Zusätzlich sind die Vergütungen für neue Anlagen mit den Jahren immer weiter gesunken. Im Ergebnis beider Entwicklungen konnte der BEE vor wenigen Tagen ein Beispiel vorstellen, das Röttgen als „kleinen Wendepunkt“ bezeichnete: Eine Freiflächen-Photovoltaikanlage, die zeitweise bereits ohne die Marktprämie auskam. Die Anlage im brandenburgischen Wittstock ging im Juni in Betrieb, ein Jahr zuvor hatte sich der Betreiber per Auktion eine Vergütung von 5,42 ct/kWh gesichert. Mit knapp 5,6 Cent lag der Börsenwert für Solarstrom im August jedoch darüber, also floss keine zusätzliche Förderung aus dem EEG-Topf.

„Unfaire Verteilung“

„Je nachdem, wie sich die Marktwerte weiter entwickeln, gehen wir davon aus, dass wir das immer häufiger sehen werden“, sagte Marco Nicolosi vom Beratungsunternehmen Connect Energy Economics. Spätestens Anfang der 2020er werde der Effekt deutlich spürbar, wenn die ersten Anlagen, die noch mit hohen Zahlungen gefördert wurden, nach 20 Jahren aus der Vergütung fallen – vorausgesetzt die Börsenpreise spielen weiter mit. Um das sicherzustellen, schlägt der BEE vor, CO2-Emissionen und damit fossilen Strom zu verteuern.
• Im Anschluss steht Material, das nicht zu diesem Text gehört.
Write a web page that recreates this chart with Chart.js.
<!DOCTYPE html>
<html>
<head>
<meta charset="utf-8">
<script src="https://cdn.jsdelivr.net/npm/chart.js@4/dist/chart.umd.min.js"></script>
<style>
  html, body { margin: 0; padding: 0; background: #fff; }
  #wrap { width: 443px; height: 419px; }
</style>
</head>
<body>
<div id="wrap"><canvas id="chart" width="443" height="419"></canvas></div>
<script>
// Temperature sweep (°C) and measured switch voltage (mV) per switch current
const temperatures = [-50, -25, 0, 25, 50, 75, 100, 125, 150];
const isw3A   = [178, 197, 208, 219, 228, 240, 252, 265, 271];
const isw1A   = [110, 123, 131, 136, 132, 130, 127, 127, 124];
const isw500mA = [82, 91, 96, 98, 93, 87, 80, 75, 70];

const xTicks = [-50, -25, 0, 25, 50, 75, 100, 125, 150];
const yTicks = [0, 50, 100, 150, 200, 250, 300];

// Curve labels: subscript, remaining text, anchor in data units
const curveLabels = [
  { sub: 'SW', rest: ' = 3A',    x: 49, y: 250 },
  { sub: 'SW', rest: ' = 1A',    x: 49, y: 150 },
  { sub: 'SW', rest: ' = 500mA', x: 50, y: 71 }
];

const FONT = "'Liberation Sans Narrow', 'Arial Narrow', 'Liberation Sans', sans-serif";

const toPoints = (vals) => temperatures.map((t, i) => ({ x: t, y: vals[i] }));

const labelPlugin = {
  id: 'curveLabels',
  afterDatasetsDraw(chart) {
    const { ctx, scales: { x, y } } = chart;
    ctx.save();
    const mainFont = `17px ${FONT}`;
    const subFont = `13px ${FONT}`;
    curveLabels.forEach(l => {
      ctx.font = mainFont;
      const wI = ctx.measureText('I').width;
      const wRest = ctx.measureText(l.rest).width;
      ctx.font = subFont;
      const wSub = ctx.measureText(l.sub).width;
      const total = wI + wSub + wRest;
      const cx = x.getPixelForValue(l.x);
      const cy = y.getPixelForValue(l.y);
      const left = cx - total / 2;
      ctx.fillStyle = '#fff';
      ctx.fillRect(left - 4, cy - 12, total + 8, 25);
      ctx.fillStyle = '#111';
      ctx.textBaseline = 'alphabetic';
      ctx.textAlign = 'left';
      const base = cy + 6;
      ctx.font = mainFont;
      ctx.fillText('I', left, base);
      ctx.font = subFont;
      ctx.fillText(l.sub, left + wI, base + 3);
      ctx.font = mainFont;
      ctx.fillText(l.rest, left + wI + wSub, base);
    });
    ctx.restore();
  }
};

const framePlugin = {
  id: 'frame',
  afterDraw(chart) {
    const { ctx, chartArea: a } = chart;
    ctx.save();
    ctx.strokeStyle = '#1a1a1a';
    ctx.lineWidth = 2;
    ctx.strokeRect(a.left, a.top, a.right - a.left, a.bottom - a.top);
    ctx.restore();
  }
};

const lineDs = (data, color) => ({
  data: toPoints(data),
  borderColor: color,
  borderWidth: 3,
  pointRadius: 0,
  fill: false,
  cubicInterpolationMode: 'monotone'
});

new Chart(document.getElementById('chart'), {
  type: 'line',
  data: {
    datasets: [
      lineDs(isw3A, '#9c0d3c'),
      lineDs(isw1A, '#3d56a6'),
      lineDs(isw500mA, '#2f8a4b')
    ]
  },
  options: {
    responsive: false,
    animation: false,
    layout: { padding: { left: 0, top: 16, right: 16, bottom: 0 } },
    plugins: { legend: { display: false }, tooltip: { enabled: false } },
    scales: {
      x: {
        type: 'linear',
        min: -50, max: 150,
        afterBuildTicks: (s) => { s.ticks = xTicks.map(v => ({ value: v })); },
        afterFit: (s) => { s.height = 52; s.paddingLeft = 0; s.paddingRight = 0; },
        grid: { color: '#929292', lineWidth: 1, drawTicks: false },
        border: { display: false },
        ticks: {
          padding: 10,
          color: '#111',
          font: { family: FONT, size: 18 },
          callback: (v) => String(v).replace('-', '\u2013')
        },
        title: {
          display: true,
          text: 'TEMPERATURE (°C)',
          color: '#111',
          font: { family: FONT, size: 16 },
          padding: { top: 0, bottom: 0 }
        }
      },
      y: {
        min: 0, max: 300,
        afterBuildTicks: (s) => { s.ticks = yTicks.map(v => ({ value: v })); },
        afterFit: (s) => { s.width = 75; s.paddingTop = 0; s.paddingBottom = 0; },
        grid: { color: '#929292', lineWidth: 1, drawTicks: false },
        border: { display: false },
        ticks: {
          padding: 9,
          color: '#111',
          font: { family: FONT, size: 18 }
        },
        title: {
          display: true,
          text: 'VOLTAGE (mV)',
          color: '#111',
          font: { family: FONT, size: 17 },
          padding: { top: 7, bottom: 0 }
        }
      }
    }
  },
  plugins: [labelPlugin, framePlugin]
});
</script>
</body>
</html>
Noch nicht ausgemacht ist, ob sich die gesunkene EEG-Umlage 2019 auch in niedrigeren Stromrechnungen äußert. Nebenbei verkündeten die Übertragungsnetzbetreiber auch eine neu konstruierte Umlage, die den Netzanschluss von Offshore-Windparks finanzieren soll. Im Vergleich zum vorherigen Modell, in dem nur etwaige Entschädigungen abgedeckt waren, falls sich der Anschluss verzögert, steigt der Wert hier von 0,037 auf 0,416 ct/kWh. Das Plus entspricht also ziemlich genau dem Rückgang beim EEG. Die Kosten wären aber auch im alten Modell umgelegt worden, dann jedoch über die Netzentgelte, die regional unterschiedlich ausfallen. Der Ökostromanbieter Lichtblick bezifferte die durchschnittlichen Gesamtkosten für Haushalte, die für das Stromnetz anfallen, auf acht ct/kWh.
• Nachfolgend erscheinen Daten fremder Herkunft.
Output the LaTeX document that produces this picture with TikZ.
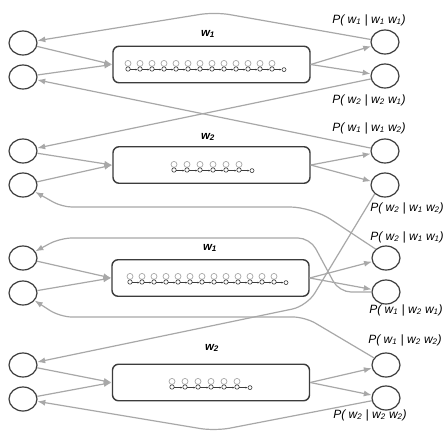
\documentclass[tikz,border=0pt]{standalone}
\usepackage{fontspec}
\setmainfont{Liberation Sans}
\usetikzlibrary{arrows.meta,shapes.geometric}
\definecolor{lg}{RGB}{168,168,168}
\definecolor{dk}{RGB}{60,60,60}
\newcommand{\wsub}[1]{w\textsubscript{#1}}
\newcommand{\hmmchain}[4]{%
  \foreach \i in {1,...,#3} {
    \pgfmathsetmacro{\xx}{#1+(\i-1)*#2}
    \draw[lg,line width=0.7pt] (\xx,#4-2.6) circle[radius=3pt];
    \draw[dk,line width=0.6pt] (\xx,#4+3) circle[radius=2.2pt];
    \draw[dk,line width=0.5pt,-{Latex[length=2.2pt,width=2pt]}] (\xx+2.3,#4+3.6) -- (\xx+#2-2.3,#4+3.6);
  }
  \pgfmathsetmacro{\xe}{#1+#3*#2}
  \draw[dk,line width=0.6pt] (\xe,#4+3.6) circle[radius=2pt];
}
\begin{document}
\begin{tikzpicture}[x=1pt,y=-1pt,
  st/.style={draw=dk,line width=1.2pt,ellipse,minimum width=28pt,minimum height=24pt,inner sep=0pt},
  hbox/.style={draw=dk,line width=1.4pt,rounded corners=6pt,minimum width=197pt,minimum height=36.5pt,inner sep=0pt},
  con/.style={draw=lg,line width=1.2pt,-{Latex[length=8pt,width=6pt]}},
  plabel/.style={font=\fontsize{12}{14}\selectfont\itshape,inner sep=0pt},
  wlabel/.style={font=\fontsize{11.5}{13}\selectfont\bfseries\itshape,inner sep=0pt},
]
\fill[white] (0,0) rectangle (448,432);
\useasboundingbox (0,0) rectangle (448,432);

% group 1
\node[st] (g1l1) at (23,43) {};
\node[st] (g1l2) at (23,77) {};
\node[st] (g1r1) at (385,42) {};
\node[st] (g1r2) at (385,76) {};
\node[hbox] (g1b) at (211.5,64.5) {};
\node[wlabel] (g1w) at (208,34) {\wsub{1}};
% group 2
\node[st] (g2l1) at (23,151) {};
\node[st] (g2l2) at (23,185) {};
\node[st] (g2r1) at (385,151) {};
\node[st] (g2r2) at (385,185) {};
\node[hbox] (g2b) at (211.5,165) {};
\node[wlabel] (g2w) at (208,137) {\wsub{2}};
% group 3
\node[st] (g3l1) at (23,258) {};
\node[st] (g3l2) at (23,293) {};
\node[st] (g3r1) at (386,258) {};
\node[st] (g3r2) at (386,292) {};
\node[hbox] (g3b) at (210.5,278) {};
\node[wlabel] (g3w) at (210,248) {\wsub{1}};
% group 4
\node[st] (g4l1) at (23,365) {};
\node[st] (g4l2) at (23,399) {};
\node[st] (g4r1) at (386,365) {};
\node[st] (g4r2) at (386,398) {};
\node[hbox] (g4b) at (211,382.5) {};
\node[wlabel] (g4w) at (212,348) {\wsub{2}};

% chains inside boxes
\hmmchain{128}{12}{13}{66}
\hmmchain{174}{13}{6}{167}
\hmmchain{130}{12}{13}{279}
\hmmchain{172}{13}{6}{384}

% probability labels
\node[plabel] (p1) at (369,20) {P( \wsub{1} | \wsub{1} \wsub{1})};
\node[plabel] (p2) at (369,100) {P( \wsub{2} | \wsub{2} \wsub{1})};
\node[plabel] (p3) at (369,128) {P( \wsub{1} | \wsub{1} \wsub{2})};
\node[plabel] (p4) at (407,208) {P( \wsub{2} | \wsub{1} \wsub{2})};
\node[plabel] (p5) at (407,237) {P( \wsub{2} | \wsub{1} \wsub{1})};
\node[plabel] (p6) at (406,310) {P( \wsub{1} | \wsub{2} \wsub{1})};
\node[plabel] (p7) at (405,340) {P( \wsub{1} | \wsub{2} \wsub{2})};
\node[plabel] (p8) at (370,415) {P( \wsub{2} | \wsub{2} \wsub{2})};

% inputs and outputs of boxes
\foreach \g in {1,2,3,4} {
  \draw[con] (g\g l1) -- (g\g b.west);
  \draw[con] (g\g l2) -- (g\g b.west);
  \draw[con] (g\g b.east) -- (g\g r1);
  \draw[con] (g\g b.east) -- (g\g r2);
}

% feedback connectors
\draw[con,rounded corners=15pt] (g1r1) -- (215,12) -- (g1l1);
\draw[con] (g1r2) -- (g2l1);
\draw[con] (g2r1) -- (g1l2);
\draw[con,rounded corners=15pt] (g2r2.south west) -- (307,306) -- (g4l1);
\draw[con,rounded corners=22pt] (g3r1.north west) -- (312,207) [rounded corners=10pt] -- (62,207) -- (g2l2);
\draw[con,rounded corners=12pt] (g3r2.west) -- (339,292) -- (310,238) -- (60,238) -- (g3l1);
\draw[con,rounded corners=12pt] (g4r1) -- (305,317) -- (60,317) -- (g3l2);
\draw[con,rounded corners=15pt] (g4r2) -- (215,431) -- (g4l2);
\end{tikzpicture}
\end{document}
Klaus Müller, Vorstand beim Verbraucherzentrale-Bundesverband, kritisierte die weiterhin „unfaire Verteilung der Stromkosten“. Energieintensive Industriebetriebe  – werden häufig von der Umlage befreit – derzeit sind es rund 2100. Den Ausfall tragen die übrigen Stromkunden, gewerblich wie privat. Dass dies von vielen als ungerecht empfunden wird, ist gut dokumentiert. Kürzlich etwa hat eine Untersuchung des Leibniz-Instituts für Wirtschaftsforschung gezeigt, dass private Haushalte oftmals sogar bereit wären, eine höhere Umlage zu zahlen, wenn die Industrieausnahmen entfallen würden. Die Ausnahmen sollten daher besser aus Steuermitteln finanziert werden, so die Empfehlung der Forscher.